Je pensais que nous partions directement au pied du Télégraphe. Mais là, ça va aller finalement car nous avons 15 kilomètres avant. Ces kilomètres là en plus du départ fictif permettront de bien s’échauffer. Par contre, il ne va pas falloir trop manger. je pense qu’il faut finalement gérer cette étape comme un contre-la-montre. C’est un peu ça finalement, un contre-la-montre de 100 kilomètres.

Avez-vous déjà connu des étapes aussi courtes sur un Grand Tour ?
Non, jamais. Mis à part les Champs-Elysées, bien sûr. Sur Paris-Nice, par contre, tous les ans, on a une étape similaire, la dernière qui arrive sur Nice.

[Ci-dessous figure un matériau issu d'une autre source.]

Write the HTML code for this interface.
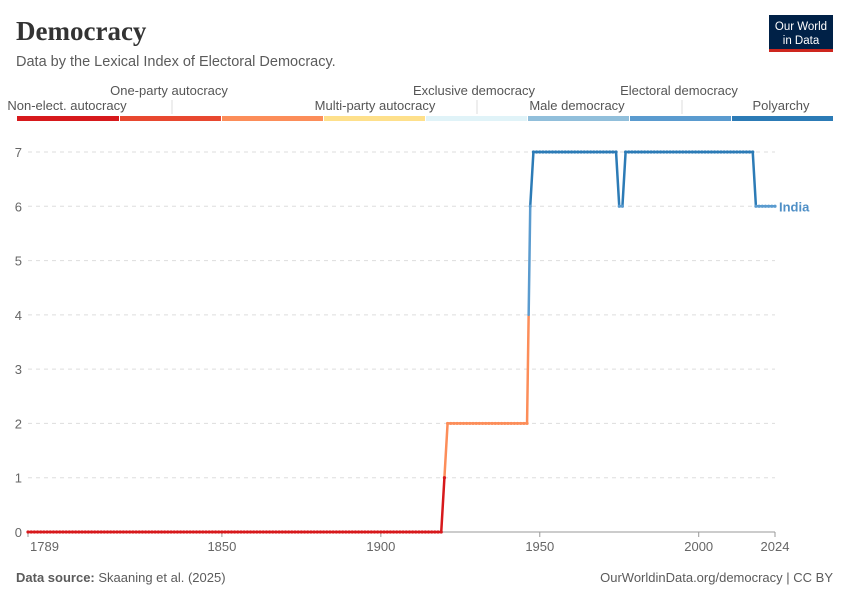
<!DOCTYPE html>
<html><head><meta charset="utf-8">
<style>
body{margin:0;background:#fff;font-family:"Liberation Sans",sans-serif;}
#wrap{position:relative;width:850px;height:600px;overflow:hidden;}
</style></head>
<body>
<div id="wrap">
<svg id="chart" width="850" height="600" xmlns="http://www.w3.org/2000/svg">
  <text x="16" y="40" font-family="Liberation Serif,serif" font-size="27" font-weight="bold" fill="#333">Democracy</text>
  <text x="16" y="66" font-size="14.5" fill="#5b5b5b">Data by the Lexical Index of Electoral Democracy.</text>
  <g>
    <rect x="769" y="15" width="64" height="37" fill="#002147"/>
    <rect x="769" y="49" width="64" height="3" fill="#ce261e"/>
    <text x="801" y="30" font-size="11.5" fill="#fff" text-anchor="middle">Our World</text>
    <text x="801" y="44" font-size="11.5" fill="#fff" text-anchor="middle">in Data</text>
  </g>
  <g id="legend"></g>
  <g id="grid"></g>
  <g id="yaxis"></g>
  <g id="xaxis"></g>
  <g id="series"></g>
  <text x="16" y="582" font-size="13" fill="#5b5b5b"><tspan font-weight="bold">Data source:</tspan> Skaaning et al. (2025)</text>
  <text x="833" y="582" font-size="13" fill="#5b5b5b" text-anchor="end">OurWorldinData.org/democracy | CC BY</text>
</svg>
</div>
<script>
const legendLabels=["Non-elect. autocracy","One-party autocracy","","Multi-party autocracy","Exclusive democracy","Male democracy","Electoral democracy","Polyarchy"];
const legendColors=["#d7191c","#e8482f","#fc8d59","#fee08b","#e0f3f8","#91bfdb","#5a9bcf","#2c7bb6"];
const yTicks=[0,1,2,3,4,5,6,7];
const xTicks=[1789,1850,1900,1950,2000,2024];
// India series: [startYear, endYear, value]
const runs=[[1789,1919,0],[1920,1920,1],[1921,1946,2],[1947,1947,6],[1948,1974,7],[1975,1976,6],[1977,2017,7],[2018,2024,6]];
const seriesName="India";

const NS="http://www.w3.org/2000/svg";
const X0=28,X1=775,Y0=532,Y7=152;
const x=y=>X0+(y-1789)*(X1-X0)/(2024-1789);
const yv=v=>Y0+(Y7-Y0)*v/7;
function mk(tag,attrs,parent){const e=document.createElementNS(NS,tag);for(const k in attrs)e.setAttribute(k,attrs[k]);parent.appendChild(e);return e;}

// legend
const lg=document.getElementById('legend');
const segW=(833-17)/legendColors.length;
legendColors.forEach((c,i)=>{
  const r=mk('rect',{x:17+i*segW+(i?1:0),y:116,width:segW-(i?1:0),height:5,fill:c},lg);
  
  
});
const labelPos=[{i:0,row:1},{i:1,row:0},{i:3,row:1},{i:4,row:0},{i:5,row:1},{i:6,row:0},{i:7,row:1}];
labelPos.forEach(p=>{
  let cx=17+(p.i+0.5)*segW;
  if(p.i===3)cx=375; if(p.i===4)cx=474; if(p.i===6)cx=679; if(p.i===5)cx=577; if(p.i===7)cx=781; if(p.i===1)cx=169; if(p.i===0)cx=67;
  const t=mk('text',{x:cx,y:p.row?110:95,'font-size':13,fill:'#555','text-anchor':'middle'},lg);
  t.textContent=legendLabels[p.i];
  
  
  if(!p.row){const l=mk('line',{x1:cx+3,x2:cx+3,y1:100,y2:114,stroke:'#ddd'},lg);
    
    }
});

// grid & y axis
const gg=document.getElementById('grid'),ya=document.getElementById('yaxis');
yTicks.forEach(v=>{
  if(v>0){const l=mk('line',{x1:X0,x2:X1,y1:yv(v),y2:yv(v),stroke:'#ddd','stroke-dasharray':'4,4'},gg);
    
    }
  const t=mk('text',{x:22,y:yv(v)+5,'font-size':13,fill:'#666','text-anchor':'end'},ya);
  t.textContent=v;
  
  
});
const xa=document.getElementById('xaxis');
mk('line',{x1:X0,x2:X1,y1:Y0,y2:Y0,stroke:'#999'},xa);
xTicks.forEach((yr,i)=>{
  mk('line',{x1:x(yr),x2:x(yr),y1:Y0,y2:Y0+5,stroke:'#999'},xa);
  const t=mk('text',{x:i===0?x(yr)+2:x(yr),y:551,'font-size':13,fill:'#666','text-anchor':i===0?'start':'middle'},xa);
  t.textContent=yr;
  
  
});

// series
const pts=[];
runs.forEach(r=>{for(let y=r[0];y<=r[1];y++)pts.push([y,r[2]]);});
function colorFor(lo,hi){ // colour by band of segment piece
  const m=(lo+hi)/2;
  if(m<=1)return legendColors[0];
  if(m<=4)return legendColors[2];
  if(m<=6)return legendColors[6];
  return legendColors[7];
}
const sg=document.getElementById('series');
const bounds=[1,4,6];
for(let i=1;i<pts.length;i++){
  const [ya0,v0]=pts[i-1],[ya1,v1]=pts[i];
  const cuts=[v0];
  bounds.forEach(b=>{if((b>Math.min(v0,v1))&&(b<Math.max(v0,v1)))cuts.push(b);});
  cuts.push(v1);
  if(v1<v0)cuts.sort((a,b)=>b-a);else cuts.sort((a,b)=>a-b);
  for(let k=1;k<cuts.length;k++){
    const fa=(v1===v0)?0:(cuts[k-1]-v0)/(v1-v0),fb=(v1===v0)?1:(cuts[k]-v0)/(v1-v0);
    const l=mk('line',{x1:x(ya0+fa*(ya1-ya0)),y1:yv(cuts[k-1]),x2:x(ya0+fb*(ya1-ya0)),y2:yv(cuts[k]),
      stroke:colorFor(Math.min(cuts[k-1],cuts[k]),Math.max(cuts[k-1],cuts[k])),'stroke-width':2.5,'stroke-linecap':'round'},sg);
    
    
  }
}
pts.forEach(p=>{
  const c=mk('circle',{cx:x(p[0]),cy:yv(p[1]),r:1.6,fill:colorFor(p[1],p[1])},sg);
  
  
});
const last=pts[pts.length-1];
const lab=mk('text',{x:x(last[0])+4,y:yv(last[1])+5,'font-size':13,'font-weight':'bold',fill:'#4f8fc6'},sg);
lab.textContent=seriesName;


</script>
</body></html>
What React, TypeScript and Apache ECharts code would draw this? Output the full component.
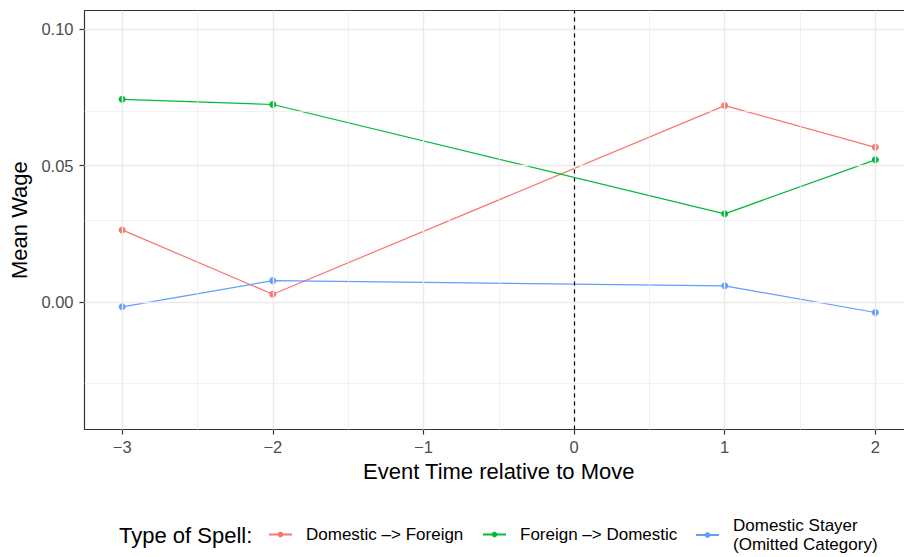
import React, { useEffect, useRef } from 'react';
import * as echarts from 'echarts';

const eventTimes = [-3, -2, 1, 2];
const domesticToForeign = [0.0264, 0.0028, 0.072, 0.0567];
const foreignToDomestic = [0.0743, 0.0724, 0.0323, 0.0521];
const domesticStayer = [-0.0018, 0.0078, 0.0059, -0.0039];
const seriesNames = ['Domestic –> Foreign', 'Foreign –> Domestic', 'Domestic Stayer\n(Omitted Category)'];
const seriesValues = [domesticToForeign, foreignToDomestic, domesticStayer];
const colors = ['#F8766D', '#00BA38', '#619CFF'];
const xTicks = [-3, -2, -1, 0, 1, 2];
const xMinorGrid = [-2.5, -1.5, -0.5, 0.5, 1.5];
const yTicks = [0, 0.05, 0.1];
const yMinorGrid = [-0.025, 0.025, 0.075];
const moveTime = 0;
const xRange = [-3.25, 2.25];
const yRange = [-0.0468, 0.1068];

const FONT = 'Liberation Sans, Arial, Helvetica, sans-serif';
const BORDER = { show: true, onZero: false, lineStyle: { color: '#333333', width: 1.2 } };

export default function App() {
  const ref = useRef<HTMLDivElement>(null);
  useEffect(() => {
    if (!ref.current) return;
    const chart = echarts.init(ref.current, null, { renderer: 'svg' });
    const gridLines: any[] = [];
    xTicks.forEach((v) => gridLines.push({ xAxis: v, lineStyle: { color: '#EBEBEB', width: 1.4, type: 'solid' } }));
    xMinorGrid.forEach((v) => gridLines.push({ xAxis: v, lineStyle: { color: '#EBEBEB', width: 0.7, type: 'solid' } }));
    yTicks.forEach((v) => gridLines.push({ yAxis: v, lineStyle: { color: '#EBEBEB', width: 1.4, type: 'solid' } }));
    yMinorGrid.forEach((v) => gridLines.push({ yAxis: v, lineStyle: { color: '#EBEBEB', width: 0.7, type: 'solid' } }));

    const legendLefts = [268, 482, 695];
    const legendTops = [525, 525, 516];

    const option: any = {
      animation: false,
      textStyle: { fontFamily: FONT },
      grid: {
        left: 84.5,
        top: 10.7,
        right: 1,
        bottom: 127.5,
        show: false,
        containLabel: false,
      },
      xAxis: [
        {
          type: 'value',
          min: xRange[0],
          max: xRange[1],
          name: 'Event Time relative to Move',
          nameLocation: 'middle',
          nameGap: 28,
          nameTextStyle: { fontSize: 22, color: '#000', fontFamily: FONT },
          axisLine: BORDER,
          splitLine: { show: false },
          axisTick: { show: true, length: 5, customValues: xTicks, lineStyle: { color: '#333333', width: 1.2 } },
          axisLabel: {
            customValues: xTicks,
            fontSize: 16.5,
            color: '#4D4D4D',
            margin: 9,
            fontFamily: FONT,
            formatter: (v: number) => (v < 0 ? '\u2212' + Math.abs(v) : String(v)),
          },
        },
        {
          type: 'value',
          position: 'top',
          min: xRange[0],
          max: xRange[1],
          axisLine: BORDER,
          axisTick: { show: false },
          axisLabel: { show: false },
          splitLine: { show: false },
        },
      ],
      yAxis: {
        type: 'value',
        min: yRange[0],
        max: yRange[1],
        name: 'Mean Wage',
        nameLocation: 'middle',
        nameGap: 51,
        nameTextStyle: { fontSize: 22, color: '#000', fontFamily: FONT },
        axisLine: BORDER,
        splitLine: { show: false },
        axisTick: { show: true, length: 5, customValues: yTicks, lineStyle: { color: '#333333', width: 1.2 } },
        axisLabel: {
          customValues: yTicks,
          fontSize: 16.5,
          color: '#4D4D4D',
          margin: 11,
          fontFamily: FONT,
          formatter: (v: number) => v.toFixed(2),
        },
      },
      legend: seriesNames.map((name, i) => ({
        data: [name],
        left: legendLefts[i],
        top: legendTops[i],
        orient: 'horizontal',
        itemWidth: 23,
        itemHeight: 7,
        itemGap: 0,
        padding: 0,
        selectedMode: false,
        textStyle: { fontSize: 17, color: '#000', fontFamily: FONT, lineHeight: 19, padding: [0, 0, 0, 9] },
      })),
      graphic: [
        {
          type: 'text',
          left: 119,
          top: 524,
          style: { text: 'Type of Spell:', fontSize: 22, fill: '#000', fontFamily: FONT },
        },
      ],
      series: [
        {
          type: 'line',
          data: [],
          silent: true,
          z: 0,
          markLine: {
            silent: true,
            symbol: ['none', 'none'],
            label: { show: false },
            animation: false,
            data: gridLines,
          },
        },
        ...seriesNames.map((name, i) => ({
          name,
          type: 'line',
          data: eventTimes.map((t, j) => [t, seriesValues[i][j]]),
          color: colors[i],
          symbol: 'circle',
          symbolSize: 7,
          showSymbol: true,
          lineStyle: { width: 1.2, color: colors[i] },
          itemStyle: { color: colors[i] },
          z: 3,
        })),
        {
          type: 'line',
          data: [],
          silent: true,
          z: 4,
          markLine: {
            silent: true,
            symbol: ['none', 'none'],
            label: { show: false },
            animation: false,
            data: [{ xAxis: moveTime, lineStyle: { color: '#000', width: 1.2, type: [4, 4] } }],
          },
        },
      ],
    };
    chart.setOption(option);
    return () => chart.dispose();
  }, []);
  return (
    <div style={{ position: 'absolute', left: 0, top: 0, width: 904, height: 557, overflow: 'hidden' }}>
      <div ref={ref} style={{ width: 914, height: 557 }} />
    </div>
  );
}
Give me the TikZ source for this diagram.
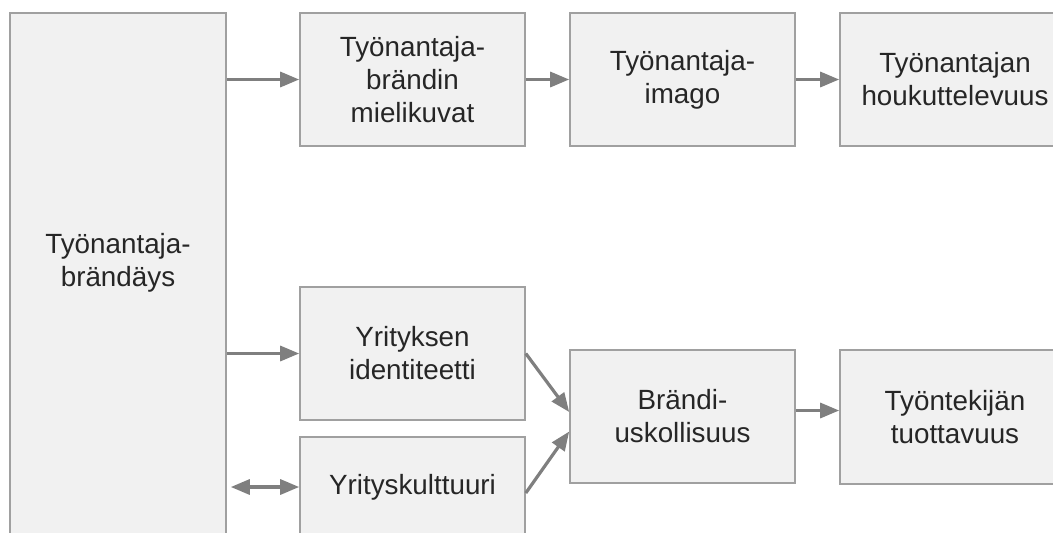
\documentclass[tikz,border=0pt]{standalone}
\usepackage{fontspec}
\setmainfont{Liberation Sans}
\usetikzlibrary{arrows.meta}
\definecolor{boxfill}{HTML}{F1F1F1}
\definecolor{boxline}{HTML}{A0A0A0}
\definecolor{arrcol}{HTML}{7F7F7F}
\definecolor{txt}{HTML}{262626}
\begin{document}
\begin{tikzpicture}[x=1pt,y=-1pt,
  box/.style={draw=boxline, fill=boxfill, line width=1.6pt, inner sep=0pt,
    minimum width=225pt, minimum height=133pt, align=center, text=txt,
    font=\fontsize{27.8}{33}\selectfont},
  lbl/.style={align=center, text=txt, inner sep=0pt, font=\fontsize{27.8}{33}\selectfont},
  arr/.style={draw=arrcol, line width=3.2pt, -{Triangle[length=19pt,width=15pt]}},
  darr/.style={draw=arrcol, line width=3.2pt, {Triangle[length=19pt,width=15pt]}-{Triangle[length=19pt,width=15pt]}}]
\useasboundingbox (0,0) rectangle (1053,533);
\begin{scope}
\clip (0,0) rectangle (1053,533);
\node[box, minimum width=216pt, minimum height=532pt] (lb) at (118,279) {};
\node[lbl] (lbt) at (118,263) {Työnantaja-\\brändäys};
\node[box] (b2) at (412.5,79.5) {Työnantaja-\\brändin\\mielikuvat};
\node[box] (b3) at (682.5,79.5) {Työnantaja-\\imago};
\node[box, minimum width=230pt] (b4) at (955,79.5) {Työnantajan\\houkuttelevuus};
\node[box] (id) at (412.5,353.5) {Yrityksen\\identiteetti};
\node[box, minimum height=100pt] (ku) at (412.5,487) {Yrityskulttuuri};
\node[box] (br) at (682.5,416.5) {Brändi-\\uskollisuus};
\node[box, minimum width=230pt, minimum height=134pt] (ty) at (955,417) {Työntekijän\\tuottavuus};
\end{scope}
\draw[arr] (lb.east |- b2.west) -- (b2.west);
\draw[arr] (b2.east) -- (b3.west);
\draw[arr] (b3.east) -- (b4.west);
\draw[arr] (lb.east |- id.west) -- (id.west);
\draw[darr] ([xshift=4pt]lb.east |- ku.west) -- (ku.west);
\draw[arr] (id.east) -- ([yshift=4.5pt]br.west);
\draw[arr] ([yshift=-6pt]ku.east) -- ([yshift=-15pt]br.west);
\draw[arr] ([yshift=6pt]br.east) -- ([yshift=6pt]br.east -| ty.west);
\end{tikzpicture}
\end{document}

Quoi qu’il en soit, je pense que ce genre d’étape doit convenir à Jean-Christophe Péraud, il risque d’être très fort vers l’Alpe d’Huez car c’est un garçon qui vient du VTT. Danielson est un garçon qui pourrait réaliser une belle performance également, il est un peu comme Jean-Christophe, très léger, ce genre de coureur qui réussit sur une étape aussi courte et difficile.

Mais Jean-Christophe Péraud a l’air très fatigué en cette fin de Tour …
Je pense que Jean-Christophe Péraud est encore vraiment bien. Il se plaint toujours ! (Il rit). Il est toujours très fatigué si on l’écoute mais c’est son aire. Il est toujours comme ça. Depuis le début de la saison, c’est toujours pareil mais il n’est pas plus fatigué ou pas plus mal que les autres. On arrive en fin de Tour, tout le monde est fatigué, tout le monde veut rentrer chez soi. Il va bien s’en sortir, je ne me fais pas trop de soucis.

Comment envisagez vous cette étape?
Je pense que les 15 premiers kilomètres vont être très rapides. Si ce n’est pas le cas, je pense qu’un coureur comme Rojas devrait pouvoir basculer en bonne position au sommet du Galibier et ainsi aller chercher quelques points pour le maillot vert. A vrai dire, on ne sait pas trop comment tout cela va se passer, on part un peu dans l’inconnu avec cette étape. Ce qui est sûr c’est que si une échappée sort, on ne devrait y retrouver que de très bons coureurs, car cela devrait partir dans le premier col. Après, des coureurs comme les Schleck ont tout intérpet à attendre l’Alpe d’Huez pour attaquer.

Propos recueillis le 21 juillet 2011.